# [Aim of the exercise]
Reply with one number: the count of lines in the listing that contain the string "standalone".

# [Recorded information]
##########

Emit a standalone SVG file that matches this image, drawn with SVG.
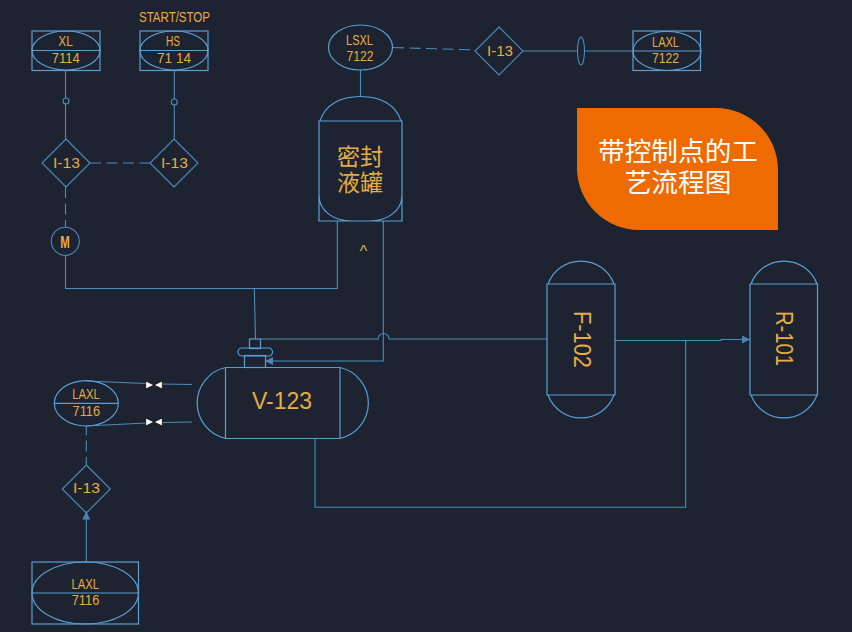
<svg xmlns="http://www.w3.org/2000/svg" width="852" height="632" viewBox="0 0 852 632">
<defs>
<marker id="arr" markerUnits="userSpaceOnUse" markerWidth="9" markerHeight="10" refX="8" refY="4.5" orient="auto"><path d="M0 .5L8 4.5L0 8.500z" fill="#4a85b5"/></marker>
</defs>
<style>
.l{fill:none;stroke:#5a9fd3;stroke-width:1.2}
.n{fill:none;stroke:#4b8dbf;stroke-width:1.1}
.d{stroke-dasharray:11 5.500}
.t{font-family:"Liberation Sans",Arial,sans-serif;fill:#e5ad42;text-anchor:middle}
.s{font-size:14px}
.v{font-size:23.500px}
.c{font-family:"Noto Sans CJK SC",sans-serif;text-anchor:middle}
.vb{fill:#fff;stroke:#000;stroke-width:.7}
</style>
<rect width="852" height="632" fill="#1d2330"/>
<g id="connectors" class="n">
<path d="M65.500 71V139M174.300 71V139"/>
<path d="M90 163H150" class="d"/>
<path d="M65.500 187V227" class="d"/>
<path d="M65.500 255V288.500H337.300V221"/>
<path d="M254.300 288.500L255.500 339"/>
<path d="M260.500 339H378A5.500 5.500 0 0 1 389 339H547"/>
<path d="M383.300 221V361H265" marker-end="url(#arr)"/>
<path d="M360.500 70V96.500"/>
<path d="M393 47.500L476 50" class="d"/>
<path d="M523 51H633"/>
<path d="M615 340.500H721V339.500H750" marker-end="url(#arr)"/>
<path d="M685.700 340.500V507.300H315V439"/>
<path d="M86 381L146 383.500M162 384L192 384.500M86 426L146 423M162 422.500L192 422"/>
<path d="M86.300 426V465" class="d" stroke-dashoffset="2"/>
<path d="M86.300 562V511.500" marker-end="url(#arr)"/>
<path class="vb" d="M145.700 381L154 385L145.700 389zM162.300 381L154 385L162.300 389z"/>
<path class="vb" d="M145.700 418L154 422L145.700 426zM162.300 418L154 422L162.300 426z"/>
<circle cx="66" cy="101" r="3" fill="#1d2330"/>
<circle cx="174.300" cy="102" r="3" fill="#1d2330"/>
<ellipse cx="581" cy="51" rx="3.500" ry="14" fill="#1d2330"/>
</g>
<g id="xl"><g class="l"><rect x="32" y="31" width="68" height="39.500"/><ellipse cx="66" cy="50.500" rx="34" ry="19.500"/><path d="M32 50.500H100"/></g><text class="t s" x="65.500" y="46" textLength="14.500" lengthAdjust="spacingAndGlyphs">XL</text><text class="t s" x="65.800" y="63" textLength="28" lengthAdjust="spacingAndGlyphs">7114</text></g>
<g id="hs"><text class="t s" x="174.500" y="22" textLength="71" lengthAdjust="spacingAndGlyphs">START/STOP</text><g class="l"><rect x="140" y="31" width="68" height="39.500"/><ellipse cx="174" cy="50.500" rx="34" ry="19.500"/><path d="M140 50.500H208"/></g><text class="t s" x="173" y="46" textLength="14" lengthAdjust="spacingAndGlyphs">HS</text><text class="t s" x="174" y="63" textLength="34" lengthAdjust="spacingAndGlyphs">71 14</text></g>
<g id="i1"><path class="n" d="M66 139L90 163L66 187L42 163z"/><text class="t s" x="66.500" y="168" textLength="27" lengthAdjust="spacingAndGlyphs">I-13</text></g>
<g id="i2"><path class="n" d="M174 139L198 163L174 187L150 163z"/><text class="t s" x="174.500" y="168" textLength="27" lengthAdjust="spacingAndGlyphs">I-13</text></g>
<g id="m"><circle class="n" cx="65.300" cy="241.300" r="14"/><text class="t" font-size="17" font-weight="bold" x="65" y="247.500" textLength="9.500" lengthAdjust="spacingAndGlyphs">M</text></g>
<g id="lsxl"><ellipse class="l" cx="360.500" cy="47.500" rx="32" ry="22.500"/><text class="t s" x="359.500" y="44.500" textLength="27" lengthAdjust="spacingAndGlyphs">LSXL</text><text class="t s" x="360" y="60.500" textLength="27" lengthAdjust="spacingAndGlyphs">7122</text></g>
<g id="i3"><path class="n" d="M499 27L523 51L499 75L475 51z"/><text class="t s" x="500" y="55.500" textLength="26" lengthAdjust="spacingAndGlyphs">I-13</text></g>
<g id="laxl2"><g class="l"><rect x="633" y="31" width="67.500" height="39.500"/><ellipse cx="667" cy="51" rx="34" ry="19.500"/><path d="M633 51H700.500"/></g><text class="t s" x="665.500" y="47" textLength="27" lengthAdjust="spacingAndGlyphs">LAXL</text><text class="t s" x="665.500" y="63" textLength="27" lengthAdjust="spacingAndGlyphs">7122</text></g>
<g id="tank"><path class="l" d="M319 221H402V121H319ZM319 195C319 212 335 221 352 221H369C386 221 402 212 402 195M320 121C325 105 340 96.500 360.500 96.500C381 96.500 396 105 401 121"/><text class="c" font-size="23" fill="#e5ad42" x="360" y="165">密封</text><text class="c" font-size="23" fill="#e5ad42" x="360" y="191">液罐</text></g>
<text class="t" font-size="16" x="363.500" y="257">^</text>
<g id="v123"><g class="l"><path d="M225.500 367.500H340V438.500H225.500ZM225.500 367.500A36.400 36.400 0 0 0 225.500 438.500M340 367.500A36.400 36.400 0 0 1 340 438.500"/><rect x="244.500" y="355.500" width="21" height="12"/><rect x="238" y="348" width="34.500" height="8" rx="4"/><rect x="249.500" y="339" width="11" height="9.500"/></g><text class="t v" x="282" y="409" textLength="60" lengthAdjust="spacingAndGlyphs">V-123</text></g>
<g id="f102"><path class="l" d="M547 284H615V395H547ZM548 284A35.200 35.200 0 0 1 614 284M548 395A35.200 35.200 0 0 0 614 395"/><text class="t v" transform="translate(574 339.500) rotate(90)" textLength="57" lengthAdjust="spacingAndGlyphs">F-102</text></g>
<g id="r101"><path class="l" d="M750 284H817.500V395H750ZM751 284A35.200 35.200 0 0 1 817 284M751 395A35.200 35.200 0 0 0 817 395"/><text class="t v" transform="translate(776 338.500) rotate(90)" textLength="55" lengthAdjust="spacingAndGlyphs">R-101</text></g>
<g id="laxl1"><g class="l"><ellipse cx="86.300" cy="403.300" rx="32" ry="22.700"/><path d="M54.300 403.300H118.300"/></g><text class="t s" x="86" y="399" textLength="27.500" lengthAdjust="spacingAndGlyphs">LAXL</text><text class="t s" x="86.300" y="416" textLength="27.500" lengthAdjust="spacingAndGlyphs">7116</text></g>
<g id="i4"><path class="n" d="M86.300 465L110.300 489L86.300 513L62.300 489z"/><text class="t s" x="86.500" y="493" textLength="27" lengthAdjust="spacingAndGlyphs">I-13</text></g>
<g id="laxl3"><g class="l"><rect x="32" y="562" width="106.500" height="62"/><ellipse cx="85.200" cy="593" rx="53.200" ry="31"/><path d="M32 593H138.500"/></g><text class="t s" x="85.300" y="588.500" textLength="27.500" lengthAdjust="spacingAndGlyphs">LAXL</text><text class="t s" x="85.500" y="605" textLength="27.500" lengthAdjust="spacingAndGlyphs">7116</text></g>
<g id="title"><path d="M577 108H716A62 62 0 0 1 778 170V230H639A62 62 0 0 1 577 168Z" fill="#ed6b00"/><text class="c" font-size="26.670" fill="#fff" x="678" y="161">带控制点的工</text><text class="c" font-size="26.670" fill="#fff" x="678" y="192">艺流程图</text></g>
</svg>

##########

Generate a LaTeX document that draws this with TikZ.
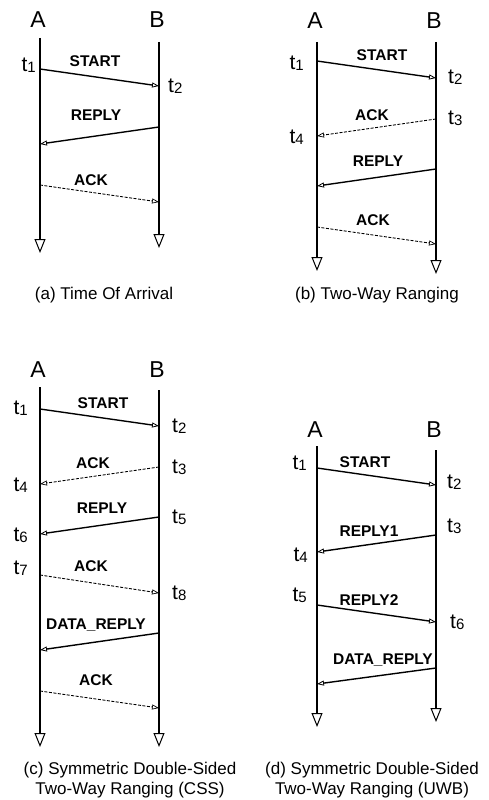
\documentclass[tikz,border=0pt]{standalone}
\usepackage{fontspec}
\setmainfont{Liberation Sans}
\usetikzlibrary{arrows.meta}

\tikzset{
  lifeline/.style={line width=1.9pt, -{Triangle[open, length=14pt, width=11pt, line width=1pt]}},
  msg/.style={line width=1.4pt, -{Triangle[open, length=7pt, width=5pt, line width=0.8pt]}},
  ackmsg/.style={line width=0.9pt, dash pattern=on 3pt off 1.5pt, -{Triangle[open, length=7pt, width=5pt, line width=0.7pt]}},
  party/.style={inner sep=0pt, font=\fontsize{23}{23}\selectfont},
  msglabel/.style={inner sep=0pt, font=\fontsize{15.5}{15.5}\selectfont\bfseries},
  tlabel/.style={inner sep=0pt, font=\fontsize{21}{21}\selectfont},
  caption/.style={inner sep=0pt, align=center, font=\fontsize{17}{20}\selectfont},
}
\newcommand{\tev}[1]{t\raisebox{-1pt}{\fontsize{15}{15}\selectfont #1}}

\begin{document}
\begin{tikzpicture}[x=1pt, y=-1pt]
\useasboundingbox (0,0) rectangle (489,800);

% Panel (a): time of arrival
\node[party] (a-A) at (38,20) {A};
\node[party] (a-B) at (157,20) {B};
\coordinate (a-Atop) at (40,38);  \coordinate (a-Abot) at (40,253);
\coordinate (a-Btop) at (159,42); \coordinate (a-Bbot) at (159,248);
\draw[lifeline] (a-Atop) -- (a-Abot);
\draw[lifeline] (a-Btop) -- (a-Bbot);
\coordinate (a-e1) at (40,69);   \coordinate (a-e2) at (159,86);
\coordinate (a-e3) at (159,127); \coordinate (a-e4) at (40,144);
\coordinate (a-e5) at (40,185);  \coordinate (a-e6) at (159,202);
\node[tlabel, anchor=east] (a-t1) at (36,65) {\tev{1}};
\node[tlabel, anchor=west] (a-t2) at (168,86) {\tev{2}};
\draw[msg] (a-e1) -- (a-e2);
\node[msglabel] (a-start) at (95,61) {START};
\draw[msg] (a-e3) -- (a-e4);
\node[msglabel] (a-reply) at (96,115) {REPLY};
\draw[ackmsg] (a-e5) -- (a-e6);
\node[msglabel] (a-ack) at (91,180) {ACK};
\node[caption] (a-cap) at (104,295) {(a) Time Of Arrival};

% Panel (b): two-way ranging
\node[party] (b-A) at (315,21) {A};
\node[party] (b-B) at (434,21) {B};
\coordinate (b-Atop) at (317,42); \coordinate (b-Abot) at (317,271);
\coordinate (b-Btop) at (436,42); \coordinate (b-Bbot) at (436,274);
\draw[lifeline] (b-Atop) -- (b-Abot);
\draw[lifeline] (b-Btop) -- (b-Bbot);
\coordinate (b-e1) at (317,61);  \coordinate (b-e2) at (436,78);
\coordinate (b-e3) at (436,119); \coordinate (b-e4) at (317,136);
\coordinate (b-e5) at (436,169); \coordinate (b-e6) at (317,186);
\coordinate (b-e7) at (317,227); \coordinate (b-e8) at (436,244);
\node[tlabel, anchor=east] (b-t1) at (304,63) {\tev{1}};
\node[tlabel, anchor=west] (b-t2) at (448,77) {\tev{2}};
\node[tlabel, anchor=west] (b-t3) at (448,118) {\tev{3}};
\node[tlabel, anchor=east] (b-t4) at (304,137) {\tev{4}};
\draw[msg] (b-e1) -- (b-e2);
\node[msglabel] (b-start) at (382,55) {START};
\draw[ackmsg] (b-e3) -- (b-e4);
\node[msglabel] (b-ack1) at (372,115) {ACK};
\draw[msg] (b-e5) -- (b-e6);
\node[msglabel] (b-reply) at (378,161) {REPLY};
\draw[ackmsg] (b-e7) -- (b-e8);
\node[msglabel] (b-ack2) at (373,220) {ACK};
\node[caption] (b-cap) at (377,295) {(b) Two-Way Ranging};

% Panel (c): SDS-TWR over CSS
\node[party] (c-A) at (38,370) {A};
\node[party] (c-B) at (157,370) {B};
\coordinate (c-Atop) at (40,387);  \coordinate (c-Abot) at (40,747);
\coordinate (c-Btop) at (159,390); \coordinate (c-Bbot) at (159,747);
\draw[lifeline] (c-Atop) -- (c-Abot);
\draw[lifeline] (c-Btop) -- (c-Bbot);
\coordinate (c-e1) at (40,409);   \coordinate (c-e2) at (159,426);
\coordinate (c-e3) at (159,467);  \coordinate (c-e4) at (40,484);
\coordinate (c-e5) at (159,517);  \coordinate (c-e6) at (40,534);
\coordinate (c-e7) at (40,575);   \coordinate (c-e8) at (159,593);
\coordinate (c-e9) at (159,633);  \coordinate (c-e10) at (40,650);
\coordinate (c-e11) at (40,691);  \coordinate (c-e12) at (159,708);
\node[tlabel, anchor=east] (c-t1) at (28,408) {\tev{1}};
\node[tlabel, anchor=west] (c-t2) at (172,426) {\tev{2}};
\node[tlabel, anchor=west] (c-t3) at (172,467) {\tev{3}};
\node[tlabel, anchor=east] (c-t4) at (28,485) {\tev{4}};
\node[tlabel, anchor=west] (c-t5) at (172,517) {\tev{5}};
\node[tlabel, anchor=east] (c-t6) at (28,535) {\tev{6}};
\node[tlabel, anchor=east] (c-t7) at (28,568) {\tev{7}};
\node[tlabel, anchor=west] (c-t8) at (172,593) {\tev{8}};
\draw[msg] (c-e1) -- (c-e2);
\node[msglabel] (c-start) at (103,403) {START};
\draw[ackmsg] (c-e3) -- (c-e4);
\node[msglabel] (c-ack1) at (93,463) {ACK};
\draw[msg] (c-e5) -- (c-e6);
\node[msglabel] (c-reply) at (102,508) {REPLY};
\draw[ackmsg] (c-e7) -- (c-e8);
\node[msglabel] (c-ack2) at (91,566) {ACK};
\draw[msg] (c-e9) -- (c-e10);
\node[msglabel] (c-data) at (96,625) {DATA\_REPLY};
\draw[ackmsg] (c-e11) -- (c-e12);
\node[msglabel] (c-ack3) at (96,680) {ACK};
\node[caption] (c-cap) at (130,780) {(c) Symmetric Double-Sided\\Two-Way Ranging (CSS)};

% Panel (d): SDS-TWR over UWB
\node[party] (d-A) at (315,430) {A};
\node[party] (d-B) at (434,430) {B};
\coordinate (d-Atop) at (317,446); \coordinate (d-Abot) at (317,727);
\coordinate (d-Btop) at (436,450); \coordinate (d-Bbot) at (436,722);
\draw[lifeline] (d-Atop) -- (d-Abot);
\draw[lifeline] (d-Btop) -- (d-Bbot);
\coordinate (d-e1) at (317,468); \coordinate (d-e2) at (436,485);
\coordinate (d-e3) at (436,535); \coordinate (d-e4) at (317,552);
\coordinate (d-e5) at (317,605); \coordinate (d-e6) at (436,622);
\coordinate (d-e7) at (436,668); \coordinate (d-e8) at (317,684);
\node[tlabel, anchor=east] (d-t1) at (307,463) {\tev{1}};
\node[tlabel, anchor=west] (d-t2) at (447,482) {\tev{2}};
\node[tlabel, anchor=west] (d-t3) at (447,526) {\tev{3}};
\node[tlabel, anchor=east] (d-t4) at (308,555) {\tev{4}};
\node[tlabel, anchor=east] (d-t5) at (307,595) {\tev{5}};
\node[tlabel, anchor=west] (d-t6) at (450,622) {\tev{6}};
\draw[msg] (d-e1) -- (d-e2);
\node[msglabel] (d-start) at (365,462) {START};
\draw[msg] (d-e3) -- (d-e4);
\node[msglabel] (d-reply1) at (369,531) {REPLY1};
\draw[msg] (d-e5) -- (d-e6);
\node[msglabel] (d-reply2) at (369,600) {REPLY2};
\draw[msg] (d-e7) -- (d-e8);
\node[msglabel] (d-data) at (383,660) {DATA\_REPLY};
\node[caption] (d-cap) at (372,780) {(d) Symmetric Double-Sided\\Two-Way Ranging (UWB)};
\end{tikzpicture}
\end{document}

##########

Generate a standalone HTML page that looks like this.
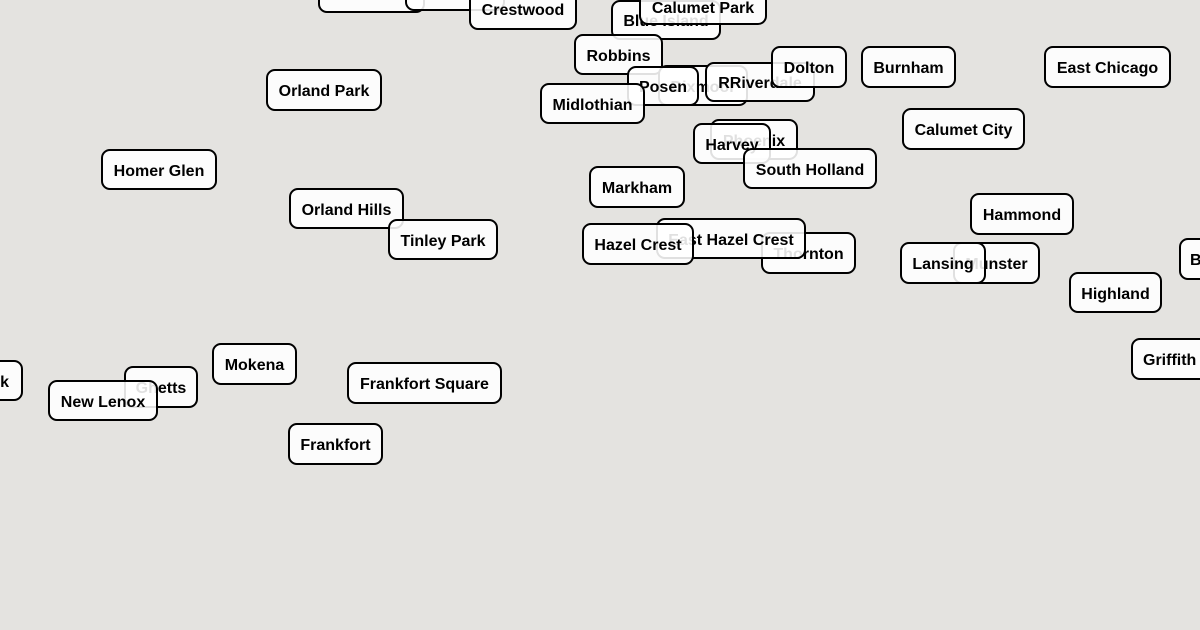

##########

# [The result]
3